--- Ilya Haykinson <haykinson(a)gmail.com> wrote:
When I found Wikipedia, I had no intentions of
registering. At some
point when I created my first article (err...stub) I was just an anon.
I only registered after I saw how that new article got picked up by
the community and expanded and made usable: I got hooked watching the
history of that first article.
Recruitment like that is certainly a benefit and should be considered (the smaller the
wiki, the
more important recruitment is). But we also have to consider the bad effects as well. At
least on
the larger wikis the bad effects on anon article creation seem to greater than the
positive.

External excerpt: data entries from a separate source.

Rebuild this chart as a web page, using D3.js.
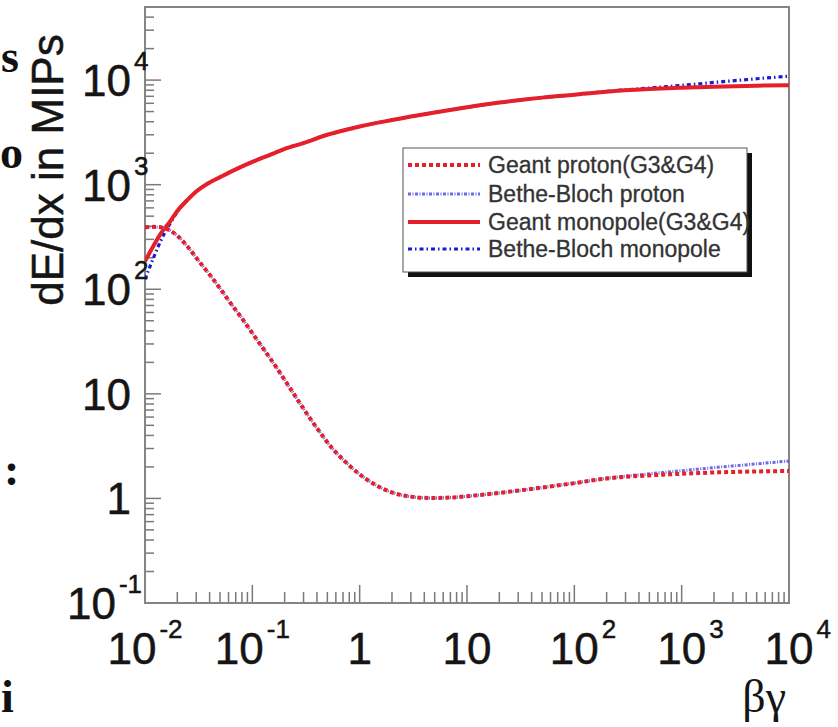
<!DOCTYPE html>
<html><head><meta charset="utf-8">
<script src="https://cdn.jsdelivr.net/npm/d3@7"></script>
<style>body{margin:0;background:#fff}svg{display:block}</style>
</head><body><svg id="c" width="838" height="727"></svg>
<script>
// ---------- data ----------
const bgProton = [0.01, 0.012, 0.014, 0.017, 0.02, 0.025, 0.03, 0.04, 0.05, 0.065, 0.082, 0.1, 0.13, 0.17, 0.22, 0.3, 0.4, 0.55, 0.75, 1, 1.4, 2, 3, 4.5, 7, 10, 20, 50, 100, 200, 500, 1000, 2000, 5000, 10000];
const geantProton = [392, 395, 392, 366, 325, 255, 200, 138, 102, 70, 51, 38, 26, 17.5, 11.7, 7.2, 4.7, 3.05, 2.2, 1.7, 1.35, 1.14, 1.04, 1.01, 1.02, 1.05, 1.13, 1.27, 1.4, 1.55, 1.66, 1.72, 1.77, 1.81, 1.83];
const betheProton = [392, 395, 392, 366, 325, 255, 200, 138, 102, 70, 51, 38, 26, 17.5, 11.7, 7.2, 4.7, 3.05, 2.2, 1.7, 1.35, 1.14, 1.04, 1.01, 1.02, 1.05, 1.13, 1.27, 1.4, 1.56, 1.72, 1.84, 1.97, 2.14, 2.28];
const bgMonopole = [0.01, 0.012, 0.014, 0.017, 0.02, 0.025, 0.03, 0.04, 0.05, 0.07, 0.1, 0.15, 0.2, 0.3, 0.5, 0.75, 1, 2, 5, 10, 20, 50, 100, 200, 500, 1000, 2000, 5000, 10000];
const geantMonopole = [185, 260, 340, 440, 560, 720, 860, 1050, 1180, 1400, 1650, 1950, 2200, 2500, 3000, 3350, 3600, 4150, 4900, 5500, 6100, 6800, 7250, 7750, 8200, 8450, 8650, 8850, 8950];
const betheMonopole = [125, 200, 290, 420, 550, 720, 860, 1050, 1180, 1400, 1650, 1950, 2200, 2500, 3000, 3350, 3600, 4150, 4900, 5500, 6100, 6800, 7250, 7800, 8400, 8900, 9500, 10300, 10900];
const xTickExps = [-2, -1, 0, 1, 2, 3, 4];
const yTickExps = [-1, 0, 1, 2, 3, 4];
const seriesNames = ["Geant proton(G3&G4)", "Bethe-Bloch proton", "Geant monopole(G3&G4)", "Bethe-Bloch monopole"];
const yTitle = "dE/dx in MIPs";
const xTitle = "βγ";
const marginFragments = ["s", "o", ":", "i"];

// ---------- layout ----------
const svg = d3.select("#c");
const L = 145, R = 789, T = 7, B = 603;
const x = d3.scaleLog().domain([0.01, 1e4]).range([L, R]);
const y = d3.scaleLog().domain([0.1, 5e4]).range([B, T]);
const sans = "'Liberation Sans', Arial, Helvetica, sans-serif";
const serif = "'Liberation Serif', 'Times New Roman', serif";
const ink = "#151515";

svg.append("clipPath").attr("id", "clip").append("rect")
  .attr("x", L).attr("y", T).attr("width", R - L).attr("height", B - T);

// ticks
const minor = [];
for (let e = -2; e < 4; e++) for (let k = 2; k <= 9; k++) minor.push(k * Math.pow(10, e));
const yMinor = [];
for (let e = -1; e < 5; e++) for (let k = 2; k <= 9; k++) { const v = k * Math.pow(10, e); if (v < 5e4) yMinor.push(v); }

const tg = svg.append("g").attr("stroke", "#7a7a7a").attr("stroke-width", 1.5);
minor.forEach(v => tg.append("line").attr("x1", x(v)).attr("x2", x(v)).attr("y1", B).attr("y2", B - 11));
xTickExps.forEach(e => tg.append("line").attr("x1", x(Math.pow(10, e))).attr("x2", x(Math.pow(10, e))).attr("y1", B).attr("y2", B - 18));
yMinor.forEach(v => tg.append("line").attr("y1", y(v)).attr("y2", y(v)).attr("x1", L).attr("x2", L + 9));
yTickExps.forEach(e => tg.append("line").attr("y1", y(Math.pow(10, e))).attr("y2", y(Math.pow(10, e))).attr("x1", L).attr("x2", L + 16));

// frame
svg.append("rect").attr("x", L).attr("y", T).attr("width", R - L).attr("height", B - T)
  .attr("fill", "none").attr("stroke", "#858585").attr("stroke-width", 2);

// curves
const line = d3.line().x(d => x(d[0])).y(d => y(d[1])).curve(d3.curveMonotoneX);
const cg = svg.append("g").attr("clip-path", "url(#clip)").attr("fill", "none");
const styles = [
  {bg: bgMonopole, v: betheMonopole, color: "#1a1ad0", w: 3.2, dash: "4,3,1.5,3"},
  {bg: bgMonopole, v: geantMonopole, color: "#e5202a", w: 4, dash: null},
  {bg: bgProton, v: betheProton, color: "#6a6ae6", w: 3, dash: "3,1.5,1,1.5"},
  {bg: bgProton, v: geantProton, color: "#e5202a", w: 4, dash: "4,3"}
];
styles.forEach(s => {
  cg.append("path").datum(s.bg.map((b, i) => [b, s.v[i]]))
    .attr("d", line).attr("stroke", s.color).attr("stroke-width", s.w)
    .attr("stroke-dasharray", s.dash);
});

function txt(fs, fam) {
  return svg.append("text").attr("font-family", fam || sans).attr("font-size", fs)
    .attr("fill", ink).attr("stroke", ink).attr("stroke-width", 0.5);
}

// tick labels
function lab(e) { return e === 0 ? {b: "1", s: ""} : e === 1 ? {b: "10", s: ""} : {b: "10", s: String(e)}; }
xTickExps.forEach(e => {
  const l = lab(e), px = x(Math.pow(10, e));
  const bt = txt(44).attr("y", 664).text(l.b);
  const wb = bt.node().getComputedTextLength();
  let st = null, ws = 0;
  if (l.s) { st = txt(26).attr("y", 638).text(l.s); ws = st.node().getComputedTextLength(); }
  const bx = e < 0 ? px - (wb + 3 + ws) / 2 : px - wb / 2;
  bt.attr("x", bx);
  if (st) st.attr("x", bx + wb + 3);
});
yTickExps.forEach(e => {
  const l = lab(e), py = y(Math.pow(10, e));
  const bt = txt(44).attr("y", py + 16).text(l.b);
  const wb = bt.node().getComputedTextLength();
  let st = null, ws = 0;
  if (l.s) { st = txt(26).attr("y", py - 10).text(l.s); ws = st.node().getComputedTextLength(); }
  const bx = e < 0 ? 142 - (wb + 3 + ws) : 131 - wb;
  bt.attr("x", bx);
  if (st) st.attr("x", bx + wb + 3);
});

// axis titles
txt(44).attr("transform", "translate(63,170) rotate(-90)").attr("text-anchor", "middle").text(yTitle);
txt(46, serif).attr("stroke-width", 0).attr("x", 786).attr("y", 712).attr("text-anchor", "end").text(xTitle);

// legend
const lx = 403, ly = 148, lw = 344, lh = 124;
svg.append("rect").attr("x", lx + 5).attr("y", ly + 5).attr("width", lw).attr("height", lh).attr("fill", "#111");
svg.append("rect").attr("x", lx).attr("y", ly).attr("width", lw).attr("height", lh)
  .attr("fill", "#fff").attr("stroke", "#555").attr("stroke-width", 1);
const legOrder = [3, 2, 1, 0];
const rowsY = [165, 194, 222, 249];
legOrder.forEach((si, i) => {
  const s = styles[si];
  svg.append("line").attr("x1", 408).attr("x2", 480).attr("y1", rowsY[i]).attr("y2", rowsY[i])
    .attr("stroke", s.color).attr("stroke-width", s.w).attr("stroke-dasharray", s.dash);
  svg.append("text").attr("x", 488).attr("y", rowsY[i]).attr("dy", "0.36em")
    .attr("font-family", sans).attr("font-size", 23).attr("fill", "#333")
    .attr("stroke", "#333").attr("stroke-width", 0.3).text(seriesNames[i]);
});

// text fragments at the left edge of the original picture
const fragPos = [[1, 72], [0, 168], [4, 485], [1, 712]];
marginFragments.forEach((t, i) => {
  svg.append("text").attr("x", fragPos[i][0]).attr("y", fragPos[i][1])
    .attr("font-family", serif).attr("font-weight", "bold").attr("font-size", 46)
    .attr("fill", "#111").text(t);
});
</script></body></html>
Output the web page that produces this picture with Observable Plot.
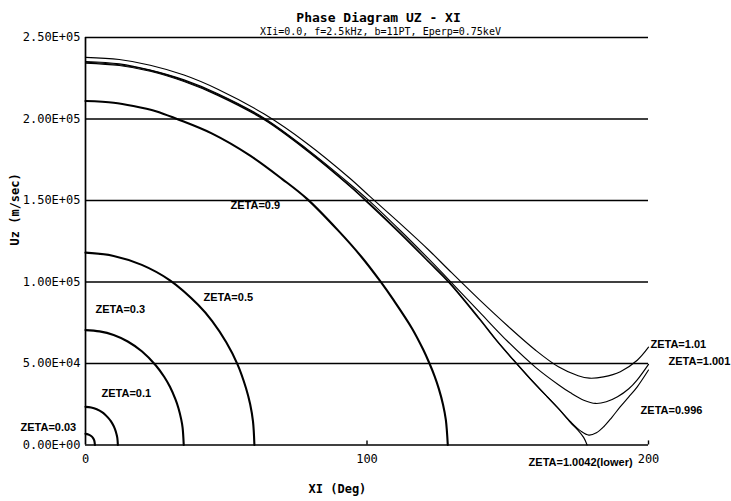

The
larger wikis also have a much higher reader to editor ratio, so concentrating more effect
on
improving existing articles vs creating new ones that themselves need to be maintained may
in fact
be the better course of action.
When you first approach the Wikipedia community it
seems overwhelming,
and registering is a pretty big step.
If setting aside 10 to 20 seconds to create an account is too big of a step, then that
person
really should not be increasing the maintenance burden on the community. Smaller wikis
excepted
since the likelihood of any one reader becoming an editor is much greater than on larger
wikis.
I highly suspect that a large
number of people who registered did so after the success of an article
they created as an anon -- like me -- and wouldn't have created the
article if they had to take a step of registering. Becoming part of a
community is not something that some people take lightly, especially
as active and complex a community as Wikipedia is.
Having a user account does not a community member make. We all have all sorts of user
accounts on
the Internet. That does not mean we belong to communities associated with those accounts.